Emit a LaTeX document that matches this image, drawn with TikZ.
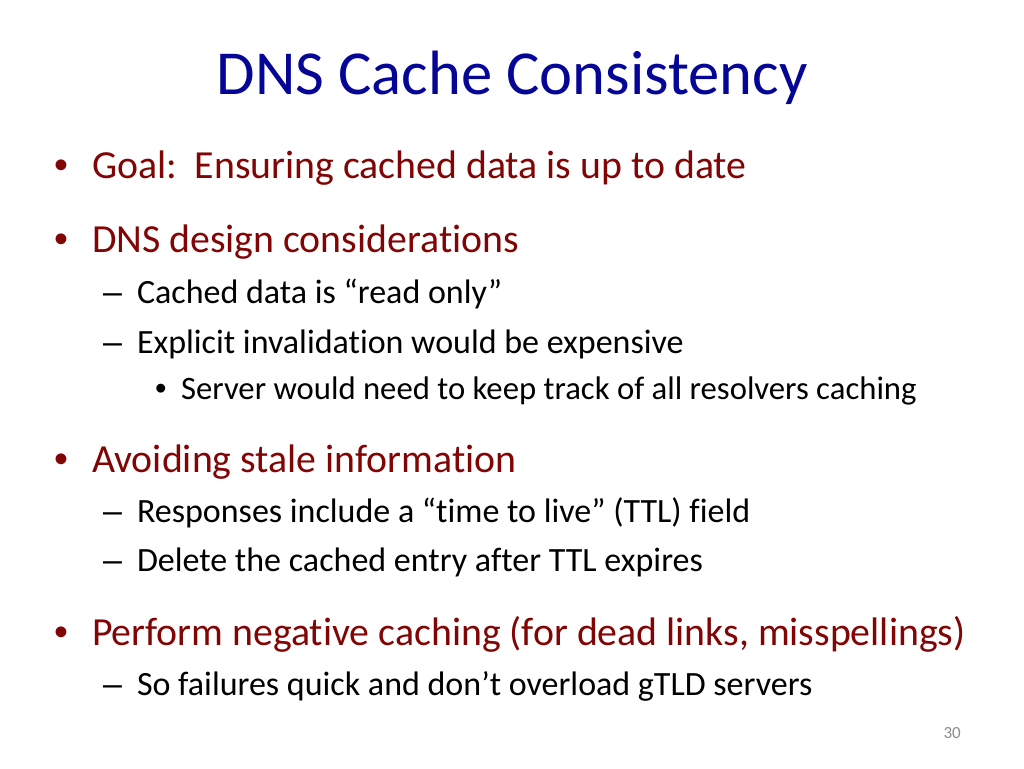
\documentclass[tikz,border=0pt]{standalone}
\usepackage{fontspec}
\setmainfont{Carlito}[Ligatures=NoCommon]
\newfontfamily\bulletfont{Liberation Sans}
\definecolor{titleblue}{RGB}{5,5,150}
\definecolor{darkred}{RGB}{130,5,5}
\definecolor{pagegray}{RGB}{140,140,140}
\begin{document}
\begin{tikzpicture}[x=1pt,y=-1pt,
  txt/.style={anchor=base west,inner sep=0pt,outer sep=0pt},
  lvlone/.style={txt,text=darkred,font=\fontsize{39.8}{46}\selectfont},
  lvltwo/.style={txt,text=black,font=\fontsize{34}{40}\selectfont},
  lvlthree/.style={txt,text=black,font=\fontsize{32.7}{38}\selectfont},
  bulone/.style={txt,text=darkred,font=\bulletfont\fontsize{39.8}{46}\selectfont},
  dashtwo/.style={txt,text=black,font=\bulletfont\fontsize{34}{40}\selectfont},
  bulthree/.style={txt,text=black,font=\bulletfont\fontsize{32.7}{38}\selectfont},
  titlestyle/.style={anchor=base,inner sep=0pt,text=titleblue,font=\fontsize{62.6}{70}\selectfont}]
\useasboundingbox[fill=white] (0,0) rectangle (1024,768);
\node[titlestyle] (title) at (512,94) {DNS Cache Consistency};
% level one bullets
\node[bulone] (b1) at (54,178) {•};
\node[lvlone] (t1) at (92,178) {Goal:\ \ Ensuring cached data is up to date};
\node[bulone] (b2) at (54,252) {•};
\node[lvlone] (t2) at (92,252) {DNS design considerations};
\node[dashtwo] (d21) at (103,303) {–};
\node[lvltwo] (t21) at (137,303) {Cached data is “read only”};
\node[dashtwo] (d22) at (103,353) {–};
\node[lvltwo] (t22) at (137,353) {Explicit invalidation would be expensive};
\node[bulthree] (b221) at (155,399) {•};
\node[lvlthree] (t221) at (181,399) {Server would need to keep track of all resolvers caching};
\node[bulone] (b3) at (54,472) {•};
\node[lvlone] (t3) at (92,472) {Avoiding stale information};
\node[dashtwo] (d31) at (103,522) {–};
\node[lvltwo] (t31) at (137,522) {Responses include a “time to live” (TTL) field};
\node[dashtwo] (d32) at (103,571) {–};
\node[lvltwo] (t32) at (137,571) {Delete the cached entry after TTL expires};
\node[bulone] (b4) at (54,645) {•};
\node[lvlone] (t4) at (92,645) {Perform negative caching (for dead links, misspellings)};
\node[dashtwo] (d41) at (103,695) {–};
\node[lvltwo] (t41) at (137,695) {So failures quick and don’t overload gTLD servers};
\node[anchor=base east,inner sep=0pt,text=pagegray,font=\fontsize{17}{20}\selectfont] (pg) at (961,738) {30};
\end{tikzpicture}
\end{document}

········

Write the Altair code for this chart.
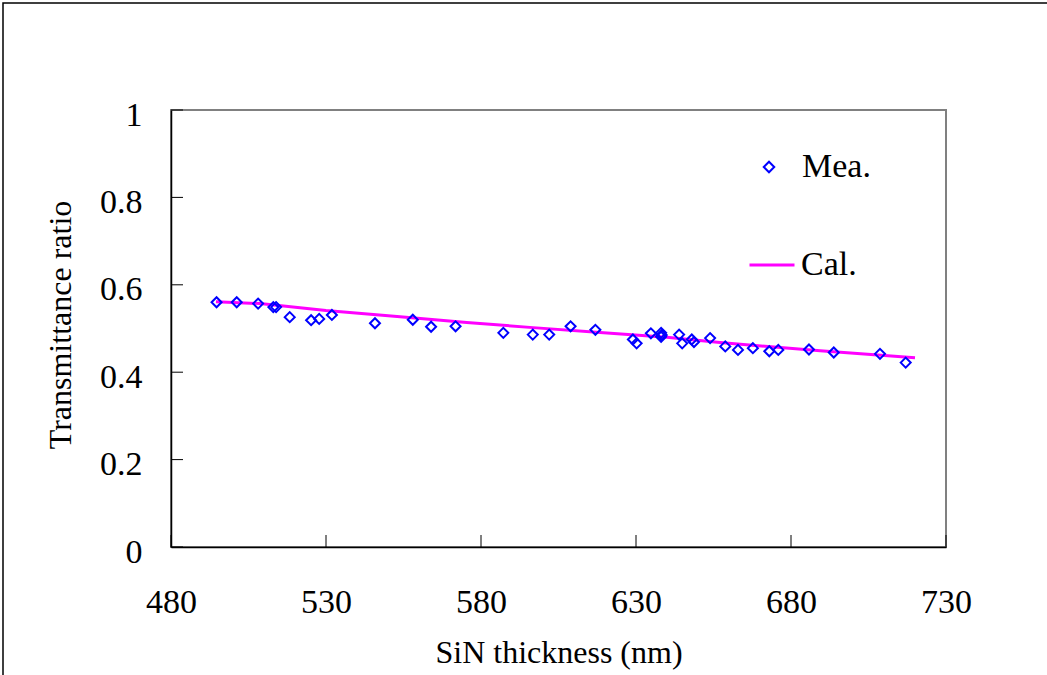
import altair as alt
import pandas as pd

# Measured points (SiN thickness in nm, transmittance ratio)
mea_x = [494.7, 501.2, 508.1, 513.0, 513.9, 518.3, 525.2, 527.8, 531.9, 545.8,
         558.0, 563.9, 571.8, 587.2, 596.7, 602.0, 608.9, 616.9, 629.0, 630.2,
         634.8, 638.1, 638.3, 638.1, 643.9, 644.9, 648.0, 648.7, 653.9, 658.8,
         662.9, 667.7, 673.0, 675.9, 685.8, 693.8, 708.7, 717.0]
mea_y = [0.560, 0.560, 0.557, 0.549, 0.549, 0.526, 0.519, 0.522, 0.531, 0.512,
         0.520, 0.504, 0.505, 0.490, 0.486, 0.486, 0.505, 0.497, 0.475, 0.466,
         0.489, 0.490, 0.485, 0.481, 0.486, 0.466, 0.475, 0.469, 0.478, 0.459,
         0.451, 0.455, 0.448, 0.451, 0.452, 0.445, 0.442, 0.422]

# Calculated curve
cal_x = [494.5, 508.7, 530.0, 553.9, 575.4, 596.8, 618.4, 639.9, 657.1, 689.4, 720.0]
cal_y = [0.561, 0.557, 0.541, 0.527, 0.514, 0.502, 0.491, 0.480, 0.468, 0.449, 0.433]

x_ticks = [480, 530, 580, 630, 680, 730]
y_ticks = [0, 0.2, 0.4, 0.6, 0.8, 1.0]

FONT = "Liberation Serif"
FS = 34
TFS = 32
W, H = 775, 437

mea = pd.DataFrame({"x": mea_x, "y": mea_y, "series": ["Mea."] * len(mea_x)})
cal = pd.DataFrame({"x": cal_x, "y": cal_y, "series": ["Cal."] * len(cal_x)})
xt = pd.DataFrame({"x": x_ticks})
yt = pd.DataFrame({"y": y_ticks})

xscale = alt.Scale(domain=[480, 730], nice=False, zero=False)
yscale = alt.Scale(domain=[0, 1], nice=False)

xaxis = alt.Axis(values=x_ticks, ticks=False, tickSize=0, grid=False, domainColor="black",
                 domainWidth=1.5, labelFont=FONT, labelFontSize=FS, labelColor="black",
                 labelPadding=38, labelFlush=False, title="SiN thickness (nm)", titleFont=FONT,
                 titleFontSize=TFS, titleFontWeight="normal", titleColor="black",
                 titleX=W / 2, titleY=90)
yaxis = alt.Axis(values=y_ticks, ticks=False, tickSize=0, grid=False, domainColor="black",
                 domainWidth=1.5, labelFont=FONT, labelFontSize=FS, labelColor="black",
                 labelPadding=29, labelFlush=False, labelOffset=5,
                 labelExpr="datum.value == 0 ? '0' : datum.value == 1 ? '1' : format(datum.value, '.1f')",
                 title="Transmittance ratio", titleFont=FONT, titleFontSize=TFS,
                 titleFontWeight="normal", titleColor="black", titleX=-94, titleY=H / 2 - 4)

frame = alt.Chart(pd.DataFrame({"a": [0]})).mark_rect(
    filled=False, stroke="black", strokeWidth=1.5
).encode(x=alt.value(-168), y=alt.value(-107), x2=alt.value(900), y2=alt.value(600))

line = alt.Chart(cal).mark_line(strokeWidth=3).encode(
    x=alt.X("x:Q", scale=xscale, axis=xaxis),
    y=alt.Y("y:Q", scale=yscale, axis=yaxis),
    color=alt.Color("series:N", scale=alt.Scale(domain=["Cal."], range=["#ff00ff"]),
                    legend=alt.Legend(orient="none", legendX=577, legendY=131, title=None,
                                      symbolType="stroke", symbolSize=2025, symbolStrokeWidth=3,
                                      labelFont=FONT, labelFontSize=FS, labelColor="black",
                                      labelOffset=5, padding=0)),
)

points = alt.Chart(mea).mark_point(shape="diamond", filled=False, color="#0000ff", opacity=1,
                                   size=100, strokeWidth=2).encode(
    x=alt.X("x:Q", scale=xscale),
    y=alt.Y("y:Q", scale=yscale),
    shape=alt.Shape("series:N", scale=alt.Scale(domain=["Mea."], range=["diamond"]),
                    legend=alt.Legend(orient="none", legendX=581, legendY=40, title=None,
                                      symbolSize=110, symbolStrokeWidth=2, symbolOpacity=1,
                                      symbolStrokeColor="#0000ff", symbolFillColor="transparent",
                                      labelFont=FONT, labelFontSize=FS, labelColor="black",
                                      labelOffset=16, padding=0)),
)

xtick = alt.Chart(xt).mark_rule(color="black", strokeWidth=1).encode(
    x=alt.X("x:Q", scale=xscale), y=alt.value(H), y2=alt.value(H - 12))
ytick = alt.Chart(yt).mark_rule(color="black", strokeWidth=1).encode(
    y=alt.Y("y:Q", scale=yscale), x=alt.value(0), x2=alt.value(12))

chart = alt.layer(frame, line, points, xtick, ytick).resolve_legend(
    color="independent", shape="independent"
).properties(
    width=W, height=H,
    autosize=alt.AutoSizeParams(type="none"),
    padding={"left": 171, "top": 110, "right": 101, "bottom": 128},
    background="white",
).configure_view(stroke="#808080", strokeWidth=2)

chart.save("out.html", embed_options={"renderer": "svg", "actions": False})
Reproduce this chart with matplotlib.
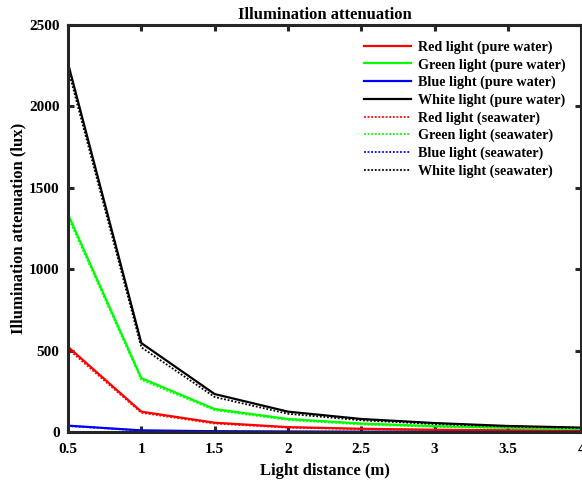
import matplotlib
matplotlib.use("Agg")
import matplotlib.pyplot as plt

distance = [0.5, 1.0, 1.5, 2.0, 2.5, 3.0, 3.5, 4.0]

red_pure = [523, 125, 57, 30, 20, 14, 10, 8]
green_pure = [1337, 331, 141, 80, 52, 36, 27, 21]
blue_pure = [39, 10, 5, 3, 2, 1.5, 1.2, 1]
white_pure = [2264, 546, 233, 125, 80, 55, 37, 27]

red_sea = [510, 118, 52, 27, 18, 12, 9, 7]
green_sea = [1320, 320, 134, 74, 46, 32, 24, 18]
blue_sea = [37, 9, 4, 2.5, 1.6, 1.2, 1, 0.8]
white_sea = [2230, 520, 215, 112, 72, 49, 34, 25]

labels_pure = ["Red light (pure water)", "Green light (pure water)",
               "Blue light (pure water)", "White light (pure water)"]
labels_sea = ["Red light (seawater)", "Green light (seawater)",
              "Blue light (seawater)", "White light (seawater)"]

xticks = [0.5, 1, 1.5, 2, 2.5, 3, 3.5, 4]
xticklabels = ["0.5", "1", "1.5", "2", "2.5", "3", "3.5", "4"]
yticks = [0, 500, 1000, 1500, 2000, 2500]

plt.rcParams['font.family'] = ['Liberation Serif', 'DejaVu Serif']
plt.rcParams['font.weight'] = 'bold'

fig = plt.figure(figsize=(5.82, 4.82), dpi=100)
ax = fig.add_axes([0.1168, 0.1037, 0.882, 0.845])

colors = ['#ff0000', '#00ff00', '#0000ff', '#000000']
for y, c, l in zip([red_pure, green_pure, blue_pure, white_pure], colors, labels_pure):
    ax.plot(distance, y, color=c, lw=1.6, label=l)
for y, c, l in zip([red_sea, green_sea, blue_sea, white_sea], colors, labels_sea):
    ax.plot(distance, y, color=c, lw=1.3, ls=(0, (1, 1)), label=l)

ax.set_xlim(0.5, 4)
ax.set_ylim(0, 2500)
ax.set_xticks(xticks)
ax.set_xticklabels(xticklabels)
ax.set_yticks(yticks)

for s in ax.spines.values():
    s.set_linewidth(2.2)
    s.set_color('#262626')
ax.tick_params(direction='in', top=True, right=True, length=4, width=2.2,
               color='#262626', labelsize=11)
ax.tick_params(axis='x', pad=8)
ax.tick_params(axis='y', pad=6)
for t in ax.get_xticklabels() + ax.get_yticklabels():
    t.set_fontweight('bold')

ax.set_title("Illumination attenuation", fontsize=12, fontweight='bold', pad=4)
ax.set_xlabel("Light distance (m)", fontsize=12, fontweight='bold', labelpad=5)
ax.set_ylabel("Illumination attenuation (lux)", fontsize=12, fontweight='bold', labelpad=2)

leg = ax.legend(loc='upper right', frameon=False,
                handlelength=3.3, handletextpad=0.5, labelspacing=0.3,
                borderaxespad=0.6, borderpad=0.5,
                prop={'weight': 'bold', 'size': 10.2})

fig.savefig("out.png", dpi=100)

········

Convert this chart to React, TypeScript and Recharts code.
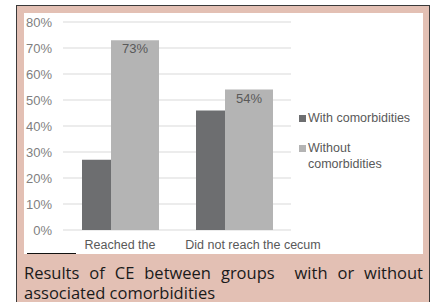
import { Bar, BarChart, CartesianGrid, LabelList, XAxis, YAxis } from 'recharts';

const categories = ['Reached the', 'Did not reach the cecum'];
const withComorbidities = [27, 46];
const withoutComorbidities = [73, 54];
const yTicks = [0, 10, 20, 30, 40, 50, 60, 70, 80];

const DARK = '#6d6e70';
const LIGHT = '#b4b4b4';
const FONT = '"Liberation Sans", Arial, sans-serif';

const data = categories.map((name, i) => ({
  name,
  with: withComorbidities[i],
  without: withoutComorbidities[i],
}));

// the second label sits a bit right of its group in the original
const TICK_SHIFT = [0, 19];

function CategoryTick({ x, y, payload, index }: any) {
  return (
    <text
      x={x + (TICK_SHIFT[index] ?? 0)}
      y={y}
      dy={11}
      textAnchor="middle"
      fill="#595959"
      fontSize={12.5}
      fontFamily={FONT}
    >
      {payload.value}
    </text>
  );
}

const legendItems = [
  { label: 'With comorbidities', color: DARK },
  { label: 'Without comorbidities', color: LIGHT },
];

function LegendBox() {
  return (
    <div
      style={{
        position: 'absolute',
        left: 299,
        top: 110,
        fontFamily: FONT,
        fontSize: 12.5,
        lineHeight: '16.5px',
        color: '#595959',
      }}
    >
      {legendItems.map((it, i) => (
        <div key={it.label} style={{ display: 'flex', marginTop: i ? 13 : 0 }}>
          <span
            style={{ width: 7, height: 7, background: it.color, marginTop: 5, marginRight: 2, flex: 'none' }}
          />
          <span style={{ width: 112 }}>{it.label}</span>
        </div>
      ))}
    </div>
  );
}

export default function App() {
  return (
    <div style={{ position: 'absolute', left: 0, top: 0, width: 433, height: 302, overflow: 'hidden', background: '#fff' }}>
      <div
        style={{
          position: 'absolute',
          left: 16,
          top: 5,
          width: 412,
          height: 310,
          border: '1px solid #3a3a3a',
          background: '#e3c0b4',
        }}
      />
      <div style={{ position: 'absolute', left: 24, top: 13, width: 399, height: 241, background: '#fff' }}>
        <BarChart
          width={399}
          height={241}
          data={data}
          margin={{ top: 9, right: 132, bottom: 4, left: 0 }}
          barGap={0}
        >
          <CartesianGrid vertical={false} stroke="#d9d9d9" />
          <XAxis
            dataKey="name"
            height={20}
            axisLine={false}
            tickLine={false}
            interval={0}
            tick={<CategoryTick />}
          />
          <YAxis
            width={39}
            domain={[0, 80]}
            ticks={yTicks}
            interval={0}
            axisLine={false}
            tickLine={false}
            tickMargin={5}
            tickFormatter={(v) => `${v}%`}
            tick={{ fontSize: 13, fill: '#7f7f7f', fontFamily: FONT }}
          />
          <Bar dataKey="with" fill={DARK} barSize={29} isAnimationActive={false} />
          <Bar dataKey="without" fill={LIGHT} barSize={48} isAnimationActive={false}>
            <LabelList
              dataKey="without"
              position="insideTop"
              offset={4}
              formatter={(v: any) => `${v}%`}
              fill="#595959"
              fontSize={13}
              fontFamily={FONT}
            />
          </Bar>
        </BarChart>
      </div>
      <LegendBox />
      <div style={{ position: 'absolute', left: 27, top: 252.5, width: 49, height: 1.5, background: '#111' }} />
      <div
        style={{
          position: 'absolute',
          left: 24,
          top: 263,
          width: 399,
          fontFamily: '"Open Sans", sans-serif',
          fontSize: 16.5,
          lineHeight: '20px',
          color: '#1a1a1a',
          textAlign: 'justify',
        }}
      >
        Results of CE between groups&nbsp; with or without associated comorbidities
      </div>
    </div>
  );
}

········

Stated problem:
Start at the line with "Write the Altair code for this chart.", stop at the line with "0.468, 0.449, 0.433]", both lines included, and repeat that span exactly without its pictures.

Written answer:
Write the Altair code for this chart.
import altair as alt
import pandas as pd

# Measured points (SiN thickness in nm, transmittance ratio)
mea_x = [494.7, 501.2, 508.1, 513.0, 513.9, 518.3, 525.2, 527.8, 531.9, 545.8,
         558.0, 563.9, 571.8, 587.2, 596.7, 602.0, 608.9, 616.9, 629.0, 630.2,
         634.8, 638.1, 638.3, 638.1, 643.9, 644.9, 648.0, 648.7, 653.9, 658.8,
         662.9, 667.7, 673.0, 675.9, 685.8, 693.8, 708.7, 717.0]
mea_y = [0.560, 0.560, 0.557, 0.549, 0.549, 0.526, 0.519, 0.522, 0.531, 0.512,
         0.520, 0.504, 0.505, 0.490, 0.486, 0.486, 0.505, 0.497, 0.475, 0.466,
         0.489, 0.490, 0.485, 0.481, 0.486, 0.466, 0.475, 0.469, 0.478, 0.459,
         0.451, 0.455, 0.448, 0.451, 0.452, 0.445, 0.442, 0.422]

# Calculated curve
cal_x = [494.5, 508.7, 530.0, 553.9, 575.4, 596.8, 618.4, 639.9, 657.1, 689.4, 720.0]
cal_y = [0.561, 0.557, 0.541, 0.527, 0.514, 0.502, 0.491, 0.480, 0.468, 0.449, 0.433]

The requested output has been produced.